Given instruction: Reproduce the listing exactly, with no pictures in your copy.

Supplied information:
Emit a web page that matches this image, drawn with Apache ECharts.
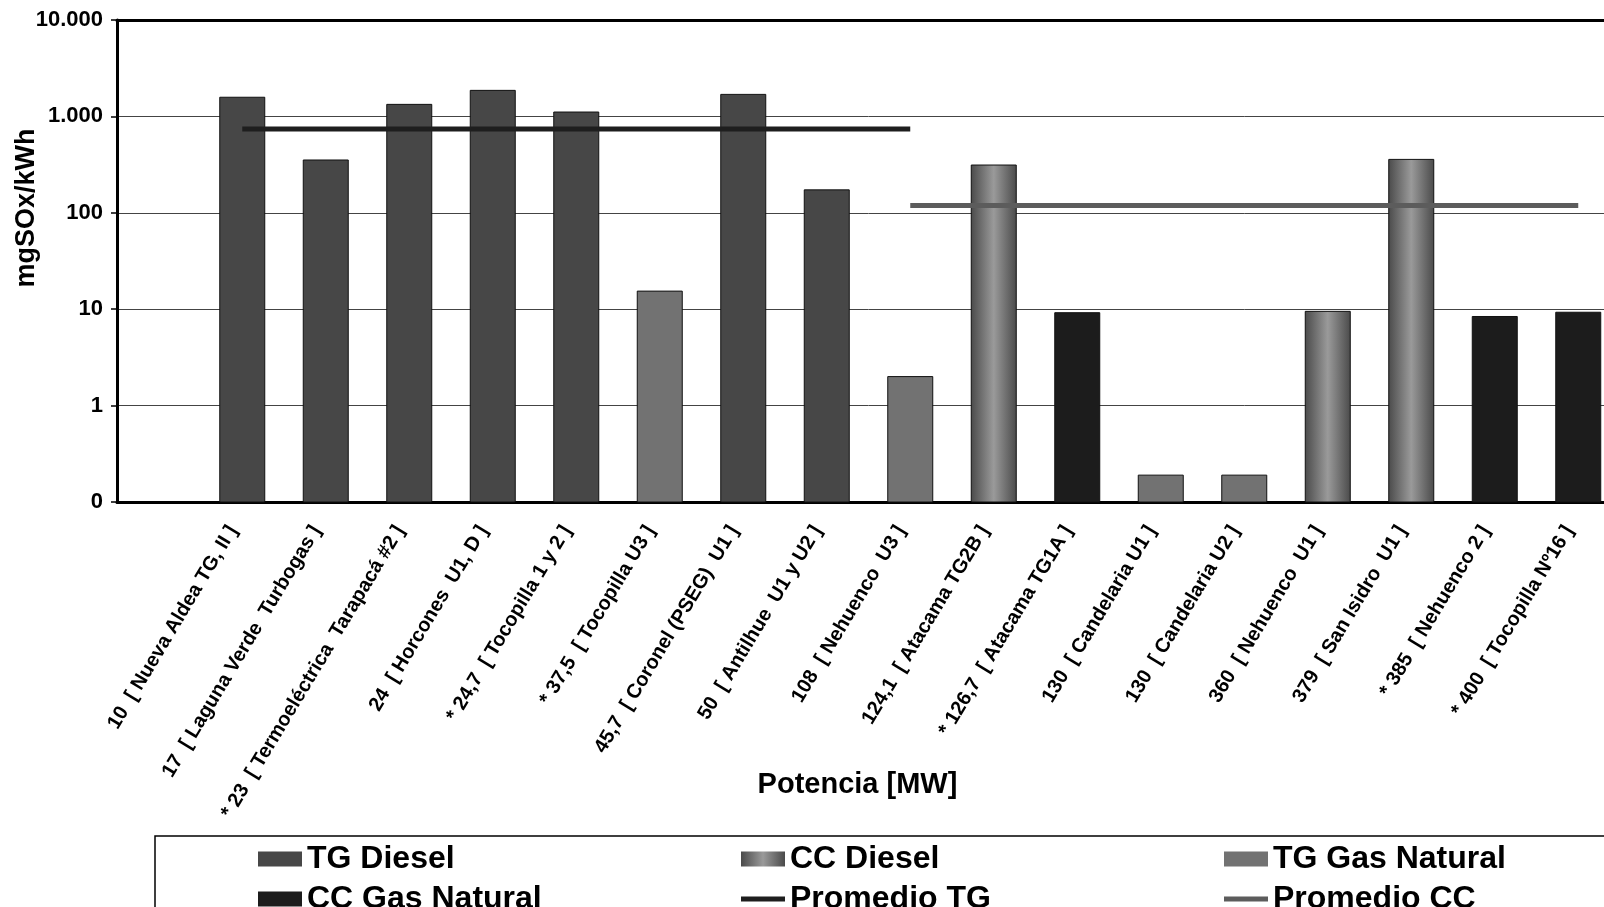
<!DOCTYPE html>
<html>
<head>
<meta charset="utf-8">
<script src="https://cdn.jsdelivr.net/npm/echarts@6/dist/echarts.min.js"></script>
<style>
html, body { margin: 0; padding: 0; background: #fff; overflow: hidden; }
#chart { width: 1620px; height: 907px; }
</style>
</head>
<body>
<div id="chart"></div>
<script>
// categorias (potencia MW + central); la primera queda vacia como en el original
var categorias = [
	'',
	'10  [ Nueva Aldea TG, II ]',
	'17  [ Laguna Verde  Turbogas ]',
	'* 23  [ Termoeléctrica  Tarapacá #2 ]',
	'24  [ Horcones  U1, D ]',
	'* 24,7  [ Tocopilla 1 y 2 ]',
	'* 37,5  [ Tocopilla U3 ]',
	'45,7  [ Coronel (PSEG)  U1 ]',
	'50  [ Antilhue  U1 y U2 ]',
	'108  [ Nehuenco  U3 ]',
	'124,1  [ Atacama TG2B ]',
	'* 126,7  [ Atacama TG1A ]',
	'130  [ Candelaria U1 ]',
	'130  [ Candelaria U2 ]',
	'360  [ Nehuenco  U1 ]',
	'379  [ San Isidro  U1 ]',
	'* 385  [ Nehuenco 2 ]',
	'* 400  [ Tocopilla Nº16 ]'
];

// mgSOx/kWh
var valores = [null, 1580, 353, 1333, 1862, 1110, 15.4, 1692, 173, 2.0, 313, 9.2, 0.19, 0.19, 9.5, 358, 8.4, 9.3];

var tipos = ['', 'TG Diesel', 'TG Diesel', 'TG Diesel', 'TG Diesel', 'TG Diesel', 'TG Gas Natural',
	'TG Diesel', 'TG Diesel', 'TG Gas Natural', 'CC Diesel', 'CC Gas Natural', 'TG Gas Natural',
	'TG Gas Natural', 'CC Diesel', 'CC Diesel', 'CC Gas Natural', 'CC Gas Natural'];

var promedioTG = [null, 741, 741, 741, 741, 741, 741, 741, 741, 741, null, null, null, null, null, null, null, null];
var promedioCC = [null, null, null, null, null, null, null, null, null, 119, 119, 119, 119, 119, 119, 119, 119, 119];

var ticksY = [0.1, 1, 10, 100, 1000, 10000];
var etiquetasY = ['0', '1', '10', '100', '1.000', '10.000'];

var tiposBarra = ['TG Diesel', 'CC Diesel', 'TG Gas Natural', 'CC Gas Natural'];

var fuente = 'Arial, "Liberation Sans", sans-serif';

var coloresBarra = {
	'TG Diesel': '#474747',
	'CC Diesel': {
		type: 'linear', x: 0, y: 0, x2: 1, y2: 0,
		colorStops: [
			{ offset: 0, color: '#4a4a4a' },
			{ offset: 0.5, color: '#9a9a9a' },
			{ offset: 1, color: '#4a4a4a' }
		]
	},
	'TG Gas Natural': '#727272',
	'CC Gas Natural': '#1c1c1c'
};

var chart = echarts.init(document.getElementById('chart'));

// barras dibujadas desde el minimo del eje log (0,1) hasta el valor
function barraLog(tipo) {
	return function (params, api) {
		var v = api.value(1);
		if (v == null || isNaN(v)) return;
		var arriba = api.coord([api.value(0), v]);
		var base = api.coord([api.value(0), ticksY[0]]);
		var w = 45;
		return {
			type: 'rect',
			shape: { x: arriba[0] - w / 2, y: arriba[1], width: w, height: base[1] - arriba[1] },
			style: { fill: coloresBarra[tipo], stroke: '#111', lineWidth: 1 }
		};
	};
}

var series = tiposBarra.map(function (t) {
	var datos = [];
	valores.forEach(function (v, i) {
		if (tipos[i] === t) datos.push([i, v]);
	});
	return {
		name: t,
		type: 'custom',
		renderItem: barraLog(t),
		itemStyle: { color: coloresBarra[t] },
		encode: { x: 0, y: 1 },
		data: datos,
		z: 2
	};
});

series.push({
	name: 'Promedio TG',
	type: 'line',
	symbol: 'none',
	lineStyle: { color: '#1e1e1e', width: 5 },
	itemStyle: { color: '#1e1e1e' },
	data: promedioTG,
	z: 5
});
series.push({
	name: 'Promedio CC',
	type: 'line',
	symbol: 'none',
	lineStyle: { color: '#5c5c5c', width: 5 },
	itemStyle: { color: '#5c5c5c' },
	data: promedioCC,
	z: 5
});

var iconoLinea = 'path://M0,0L44,0L44,5L0,5Z';

var option = {
	animation: false,
	backgroundColor: '#fff',
	textStyle: { fontFamily: fuente },
	grid: { left: 117, top: 20, right: 0, height: 482 },
	legend: {
		left: 155,
		top: 836,
		width: 1460,
		padding: [7, 200, 20, 103],
		borderColor: '#000',
		borderWidth: 1.5,
		itemWidth: 44,
		itemHeight: 15,
		itemGap: 8,
		data: [
			{ name: 'TG Diesel', icon: 'rect' },
			{ name: 'CC Diesel', icon: 'rect' },
			{ name: 'TG Gas Natural', icon: 'rect' },
			{ name: 'CC Gas Natural', icon: 'rect' },
			{ name: 'Promedio TG', icon: iconoLinea },
			{ name: 'Promedio CC', icon: iconoLinea }
		],
		formatter: function (n) { return '{a|' + n + '}'; },
		textStyle: {
			rich: {
				a: { width: 426, fontSize: 32, fontWeight: 'bold', fontFamily: fuente, color: '#000', lineHeight: 26 }
			}
		}
	},
	xAxis: [{
		type: 'category',
		data: categorias,
		name: 'Potencia [MW]',
		nameLocation: 'middle',
		nameGap: 268,
		nameMoveOverlap: false,
		nameTextStyle: { fontSize: 29, fontWeight: 'bold', color: '#000', padding: [0, 22, 0, 0] },
		axisLine: { lineStyle: { color: '#000', width: 3 } },
		axisTick: { length: 6, lineStyle: { color: '#000', width: 1.5 } },
		axisLabel: {
			interval: 0,
			rotate: 59,
			margin: 10,
			padding: [0, 18, 0, 0],
			fontSize: 20,
			fontWeight: 'bold',
			color: '#000'
		}
	}, {
		type: 'category',
		data: categorias,
		position: 'top',
		axisLine: { lineStyle: { color: '#000', width: 3 } },
		axisTick: { show: false },
		axisLabel: { show: false }
	}],
	yAxis: {
		type: 'log',
		logBase: 10,
		min: 0.1,
		max: 10000,
		axisLine: { show: true, lineStyle: { color: '#000', width: 3 } },
		axisTick: { show: true, length: 6, lineStyle: { color: '#000', width: 1.5 } },
		axisLabel: {
			margin: 14,
			fontSize: 22,
			fontWeight: 'bold',
			color: '#000',
			formatter: function (v) {
				for (var i = 0; i < ticksY.length; i++) {
					if (Math.abs(Math.log10(v) - Math.log10(ticksY[i])) < 1e-6) return etiquetasY[i];
				}
				return '';
			}
		},
		splitLine: { lineStyle: { color: '#444', width: 1 } }
	},
	graphic: [{
		type: 'text',
		x: 27,
		y: 208,
		rotation: Math.PI / 2,
		style: {
			text: 'mgSOx/kWh',
			font: 'bold 27px ' + fuente,
			fill: '#000',
			textAlign: 'center',
			textVerticalAlign: 'middle'
		}
	}],
	series: series
};

chart.setOption(option);
</script>
</body>
</html>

Task solution:
Emit a web page that matches this image, drawn with Apache ECharts.
<!DOCTYPE html>
<html>
<head>
<meta charset="utf-8">
<script src="https://cdn.jsdelivr.net/npm/echarts@6/dist/echarts.min.js"></script>
<style>
html, body { margin: 0; padding: 0; background: #fff; overflow: hidden; }
#chart { width: 1620px; height: 907px; }
</style>
</head>
<body>
<div id="chart"></div>
<script>
// categorias (potencia MW + central); la primera queda vacia como en el original
var categorias = [
	'',
	'10  [ Nueva Aldea TG, II ]',
	'17  [ Laguna Verde  Turbogas ]',
	'* 23  [ Termoeléctrica  Tarapacá #2 ]',
	'24  [ Horcones  U1, D ]',
	'* 24,7  [ Tocopilla 1 y 2 ]',
	'* 37,5  [ Tocopilla U3 ]',
	'45,7  [ Coronel (PSEG)  U1 ]',
	'50  [ Antilhue  U1 y U2 ]',
	'108  [ Nehuenco  U3 ]',
	'124,1  [ Atacama TG2B ]',
	'* 126,7  [ Atacama TG1A ]',
	'130  [ Candelaria U1 ]',
	'130  [ Candelaria U2 ]',
	'360  [ Nehuenco  U1 ]',
	'379  [ San Isidro  U1 ]',
	'* 385  [ Nehuenco 2 ]',
	'* 400  [ Tocopilla Nº16 ]'
];

// mgSOx/kWh
var valores = [null, 1580, 353, 1333, 1862, 1110, 15.4, 1692, 173, 2.0, 313, 9.2, 0.19, 0.19, 9.5, 358, 8.4, 9.3];

var tipos = ['', 'TG Diesel', 'TG Diesel', 'TG Diesel', 'TG Diesel', 'TG Diesel', 'TG Gas Natural',
	'TG Diesel', 'TG Diesel', 'TG Gas Natural', 'CC Diesel', 'CC Gas Natural', 'TG Gas Natural',
	'TG Gas Natural', 'CC Diesel', 'CC Diesel', 'CC Gas Natural', 'CC Gas Natural'];

var promedioTG = [null, 741, 741, 741, 741, 741, 741, 741, 741, 741, null, null, null, null, null, null, null, null];
var promedioCC = [null, null, null, null, null, null, null, null, null, 119, 119, 119, 119, 119, 119, 119, 119, 119];

var ticksY = [0.1, 1, 10, 100, 1000, 10000];
var etiquetasY = ['0', '1', '10', '100', '1.000', '10.000'];

var tiposBarra = ['TG Diesel', 'CC Diesel', 'TG Gas Natural', 'CC Gas Natural'];

var fuente = 'Arial, "Liberation Sans", sans-serif';

var coloresBarra = {
	'TG Diesel': '#474747',
	'CC Diesel': {
		type: 'linear', x: 0, y: 0, x2: 1, y2: 0,
		colorStops: [
			{ offset: 0, color: '#4a4a4a' },
			{ offset: 0.5, color: '#9a9a9a' },
			{ offset: 1, color: '#4a4a4a' }
		]
	},
	'TG Gas Natural': '#727272',
	'CC Gas Natural': '#1c1c1c'
};

var chart = echarts.init(document.getElementById('chart'));

// barras dibujadas desde el minimo del eje log (0,1) hasta el valor
function barraLog(tipo) {
	return function (params, api) {
		var v = api.value(1);
		if (v == null || isNaN(v)) return;
		var arriba = api.coord([api.value(0), v]);
		var base = api.coord([api.value(0), ticksY[0]]);
		var w = 45;
		return {
			type: 'rect',
			shape: { x: arriba[0] - w / 2, y: arriba[1], width: w, height: base[1] - arriba[1] },
			style: { fill: coloresBarra[tipo], stroke: '#111', lineWidth: 1 }
		};
	};
}

var series = tiposBarra.map(function (t) {
	var datos = [];
	valores.forEach(function (v, i) {
		if (tipos[i] === t) datos.push([i, v]);
	});
	return {
		name: t,
		type: 'custom',
		renderItem: barraLog(t),
		itemStyle: { color: coloresBarra[t] },
		encode: { x: 0, y: 1 },
		data: datos,
		z: 2
	};
});

series.push({
	name: 'Promedio TG',
	type: 'line',
	symbol: 'none',
	lineStyle: { color: '#1e1e1e', width: 5 },
	itemStyle: { color: '#1e1e1e' },
	data: promedioTG,
	z: 5
});
series.push({
	name: 'Promedio CC',
	type: 'line',
	symbol: 'none',
	lineStyle: { color: '#5c5c5c', width: 5 },
	itemStyle: { color: '#5c5c5c' },
	data: promedioCC,
	z: 5
});

var iconoLinea = 'path://M0,0L44,0L44,5L0,5Z';

var option = {
	animation: false,
	backgroundColor: '#fff',
	textStyle: { fontFamily: fuente },
	grid: { left: 117, top: 20, right: 0, height: 482 },
	legend: {
		left: 155,
		top: 836,
		width: 1460,
		padding: [7, 200, 20, 103],
		borderColor: '#000',
		borderWidth: 1.5,
		itemWidth: 44,
		itemHeight: 15,
		itemGap: 8,
		data: [
			{ name: 'TG Diesel', icon: 'rect' },
			{ name: 'CC Diesel', icon: 'rect' },
			{ name: 'TG Gas Natural', icon: 'rect' },
			{ name: 'CC Gas Natural', icon: 'rect' },
			{ name: 'Promedio TG', icon: iconoLinea },
			{ name: 'Promedio CC', icon: iconoLinea }
		],
		formatter: function (n) { return '{a|' + n + '}'; },
		textStyle: {
			rich: {
				a: { width: 426, fontSize: 32, fontWeight: 'bold', fontFamily: fuente, color: '#000', lineHeight: 26 }
			}
		}
	},
	xAxis: [{
		type: 'category',
		data: categorias,
		name: 'Potencia [MW]',
		nameLocation: 'middle',
		nameGap: 268,
		nameMoveOverlap: false,
		nameTextStyle: { fontSize: 29, fontWeight: 'bold', color: '#000', padding: [0, 22, 0, 0] },
		axisLine: { lineStyle: { color: '#000', width: 3 } },
		axisTick: { length: 6, lineStyle: { color: '#000', width: 1.5 } },
		axisLabel: {
			interval: 0,
			rotate: 59,
			margin: 10,
			padding: [0, 18, 0, 0],
			fontSize: 20,
			fontWeight: 'bold',
			color: '#000'
		}
	}, {
		type: 'category',
		data: categorias,
		position: 'top',
		axisLine: { lineStyle: { color: '#000', width: 3 } },
		axisTick: { show: false },
		axisLabel: { show: false }
	}],
	yAxis: {
		type: 'log',
		logBase: 10,
		min: 0.1,
		max: 10000,
		axisLine: { show: true, lineStyle: { color: '#000', width: 3 } },
		axisTick: { show: true, length: 6, lineStyle: { color: '#000', width: 1.5 } },
		axisLabel: {
			margin: 14,
			fontSize: 22,
			fontWeight: 'bold',
			color: '#000',
			formatter: function (v) {
				for (var i = 0; i < ticksY.length; i++) {
					if (Math.abs(Math.log10(v) - Math.log10(ticksY[i])) < 1e-6) return etiquetasY[i];
				}
				return '';
			}
		},
		splitLine: { lineStyle: { color: '#444', width: 1 } }
	},
	graphic: [{
		type: 'text',
		x: 27,
		y: 208,
		rotation: Math.PI / 2,
		style: {
			text: 'mgSOx/kWh',
			font: 'bold 27px ' + fuente,
			fill: '#000',
			textAlign: 'center',
			textVerticalAlign: 'middle'
		}
	}],
	series: series
};

chart.setOption(option);
</script>
</body>
</html>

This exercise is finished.